China has planned to cut its per unit GDP energy consumption by four percent this year, as part of an ambitious plan to reduce its energy consumption efficiency by 20 percent at the end of 2010.
The increased energy consumption is mainly a result of poor performance in some energy-intensive industries, according to NBS.
Its figures show that energy consumption for unit of value added increased by 5.5 percent for coal mining industry in the first six months, and 8.7 percent for oil and petrochemicals industry.
Non-ferrous metals and electricity industries saw their energy consumption per unit of GDP gained slightly by 0.4 percent and 0.8percent, respectively.

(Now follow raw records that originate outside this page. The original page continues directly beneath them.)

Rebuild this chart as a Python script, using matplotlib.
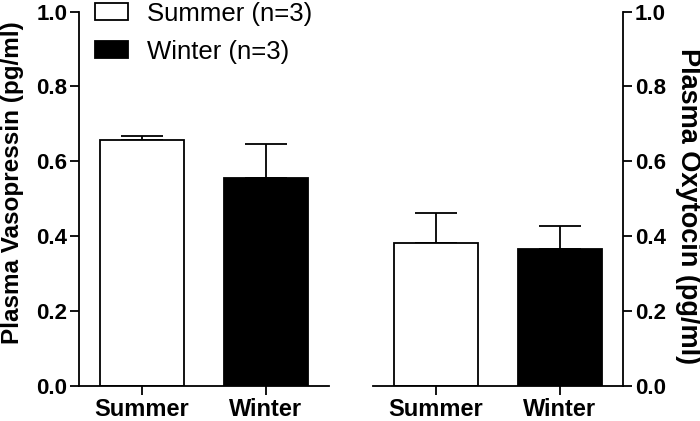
import matplotlib
matplotlib.use("Agg")
import matplotlib.pyplot as plt
from matplotlib.patches import Patch

plt.rcParams['font.family'] = ['Liberation Sans', 'DejaVu Sans']

categories = ["Summer", "Winter"]
vp_mean = [0.657, 0.556]
vp_err = [0.011, 0.090]
ot_mean = [0.381, 0.366]
ot_err = [0.080, 0.060]
yticks = [0.0, 0.2, 0.4, 0.6, 0.8, 1.0]
legend_labels = ["Summer (n=3)", "Winter (n=3)"]
colors = ["white", "black"]

W, H = 700, 421
fig = plt.figure(figsize=(W / 100, H / 100), dpi=100)

def px_axes(x0, x1, ytop, ybot):
    return fig.add_axes([x0 / W, 1 - ybot / H, (x1 - x0) / W, (ybot - ytop) / H])

ax1 = px_axes(79, 329, 11.5, 386)
ax2 = px_axes(373, 623, 11.5, 386)

lw = 1.3
x = [0, 1]
for ax, means, errs in [(ax1, vp_mean, vp_err), (ax2, ot_mean, ot_err)]:
    ax.bar(x, means, width=0.67, color=colors, edgecolor="black", linewidth=lw, zorder=2)
    ax.errorbar(x, means, yerr=[[0, 0], errs], fmt="none", ecolor="black",
                elinewidth=lw, capsize=15, capthick=lw, zorder=1)
    ax.set_xlim(-0.508, 1.508)
    ax.set_ylim(0, 1.0)
    ax.set_xticks(x)
    ax.set_xticklabels(categories, fontsize=17, fontweight="bold")
    ax.set_yticks(yticks)
    ax.set_yticklabels([f"{t:.1f}" for t in yticks], fontsize=16, fontweight="bold")
    ax.tick_params(axis="both", length=6.5, width=lw, pad=2)
    ax.tick_params(axis="x", pad=2)
    for s in ax.spines.values():
        s.set_linewidth(lw)
    ax.spines["top"].set_visible(False)

ax1.spines["right"].set_visible(False)
ax2.spines["left"].set_visible(False)
ax2.yaxis.tick_right()

fig.text(13 / W, 1 - 183 / H, "Plasma Vasopressin (pg/ml)", rotation=90,
         ha="center", va="center", fontsize=17.5, fontweight="bold")
fig.text(688 / W, 1 - 206 / H, "Plasma Oxytocin (pg/ml)", rotation=270,
         ha="center", va="center", fontsize=19.5, fontweight="bold")

handles = [Patch(facecolor=c, edgecolor="black", linewidth=lw) for c in colors]
fig.legend(handles, legend_labels, loc="upper left",
           bbox_to_anchor=(95 / W, 1 - 1.5 / H), frameon=False, fontsize=18.5,
           handlelength=1.28, handleheight=0.62, handletextpad=0.75,
           labelspacing=0.55, borderpad=0, borderaxespad=0)

fig.savefig("out.png", dpi=100)
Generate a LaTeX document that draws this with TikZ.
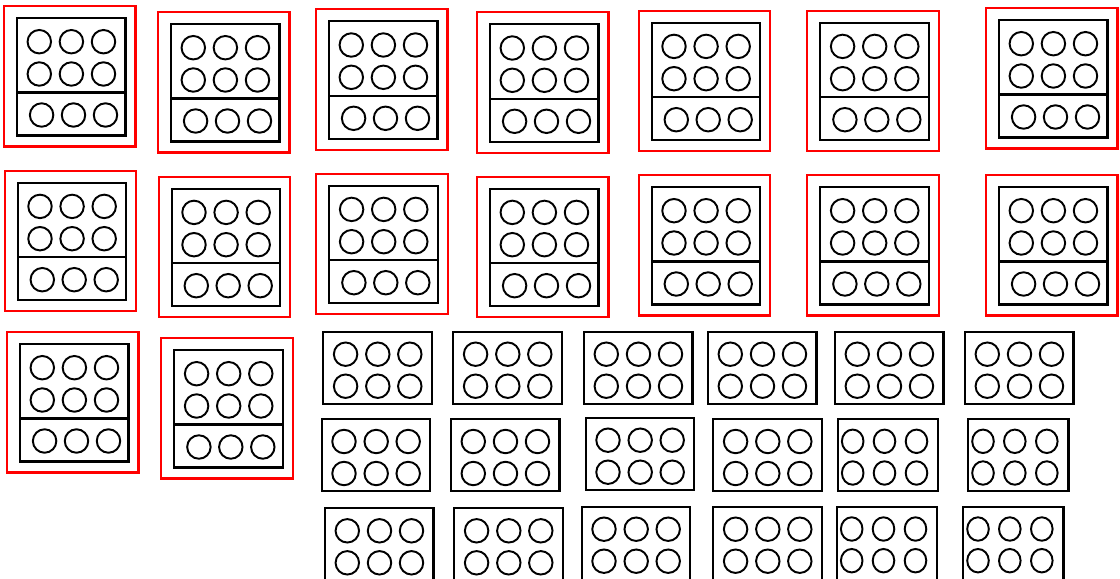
\documentclass[tikz,border=0pt]{standalone}
\tikzset{
  redframe/.style={draw=red, line width=1.6pt},
  unitbox/.style={draw=black, line width=1.7pt},
  peg/.style={draw=black, line width=1.45pt},
}
% #1,#2 = top-left corner of the black box of a framed unit (pixels)
\newcommand\legounit[2]{%
  \draw[redframe] (#1-13,#2-12) rectangle (#1+118.5,#2+128.5);
  \draw[unitbox] (#1,#2) rectangle (#1+108.5,#2+117.5);
  \draw[unitbox] (#1,#2+74.5) -- (#1+108.5,#2+74.5);
  \foreach \dx in {22.3,54.4,86.5}{\foreach \dy in {23.7,56}{\draw[peg] (#1+\dx,#2+\dy) circle[radius=8.8pt];}}
  \foreach \dx in {24.6,56.5,88.5}{\draw[peg] (#1+\dx,#2+97) circle[radius=8.8pt];}
}
% plain plate with 2x3 pegs; #3 = height
\newcommand\legoplate[3]{%
  \draw[unitbox] (#1,#2) rectangle (#1+108.5,#2+#3);
  \foreach \dx in {22.3,54.5,86.5}{\foreach \dy in {22.5,54.5}{\draw[peg] (#1+\dx,#2+\dy) circle[radius=8.8pt];}}
}
% narrow plate with 2x3 slightly narrow pegs
\newcommand\legonarrow[3]{%
  \draw[unitbox] (#1,#2) rectangle (#1+100.3,#2+#3);
  \foreach \dx in {14.7,46.5,78.5}{\foreach \dy in {22.3,54}{\draw[peg] (#1+\dx,#2+\dy) ellipse[x radius=8.1pt,y radius=8.8pt];}}
}
\begin{document}
\begin{tikzpicture}[x=0.75pt,y=-0.75pt]
\useasboundingbox (0,0) rectangle (1120,578);
\clip (0,0) rectangle (1120,578);
% row 1
\legounit{17}{18}
\legounit{171}{24}
\legounit{329}{21.3}
\legounit{490}{24.3}
\legounit{651.7}{22.7}
\legounit{820.3}{22.7}
\legounit{999}{20}
% row 2
\legounit{17.7}{182.7}
\legounit{171.7}{188.7}
\legounit{329.3}{185.7}
\legounit{490}{188.7}
\legounit{651.7}{187}
\legounit{820.3}{187}
\legounit{999}{187}
% row 3
\legounit{20}{344}
\legounit{174.3}{350}
% plates row A
\legoplate{323.3}{331.7}{72.3}
\legoplate{453.3}{331.7}{72.3}
\legoplate{584}{331.7}{72.3}
\legoplate{708}{331.7}{72.3}
\legoplate{835}{331.7}{72.3}
\legoplate{965}{331.7}{72.3}
% plates row B
\legoplate{321.7}{419}{72}
\legoplate{451}{419}{72}
\legoplate{585.7}{417.7}{72}
\legoplate{713.3}{419}{72}
\legonarrow{838}{419}{72}
\legonarrow{968.3}{419}{72}
% plates row C (cut by the lower edge)
\legoplate{325}{508.3}{80}
\legoplate{454.3}{508.3}{80}
\legoplate{581.7}{506.7}{80}
\legoplate{713.3}{506.7}{80}
\legonarrow{837}{506.7}{80}
\legonarrow{963.3}{506.7}{80}
\end{tikzpicture}
\end{document}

Energy consumption for per unit of GDP dropped by 5 percent for the chemical industry, and 5.5 percent for textile industry.
Construction and steel, both traditionally energy-intensive industries, recorded a drop of 1.2 percent and 4.5 percent in their energy consumption for per unit of GDP.
In its keen efforts to break the bottleneck of energy for its dynamic economy and embrace the strategy of sustainable development, the Chinese government is now attaching unprecedented importance to energy saving.
To make sure its policies are implemented, the country's top planning body, the National Development and Reform Commission, has recently signed pacts with all the provincial governments, defining their responsibilities to the energy-saving goals.
The NBS official urged local authorities to push for further restructuring of their economies and focus their efforts on energy-saving in key industries and enterprises, to ensure that they will achieve the set goals.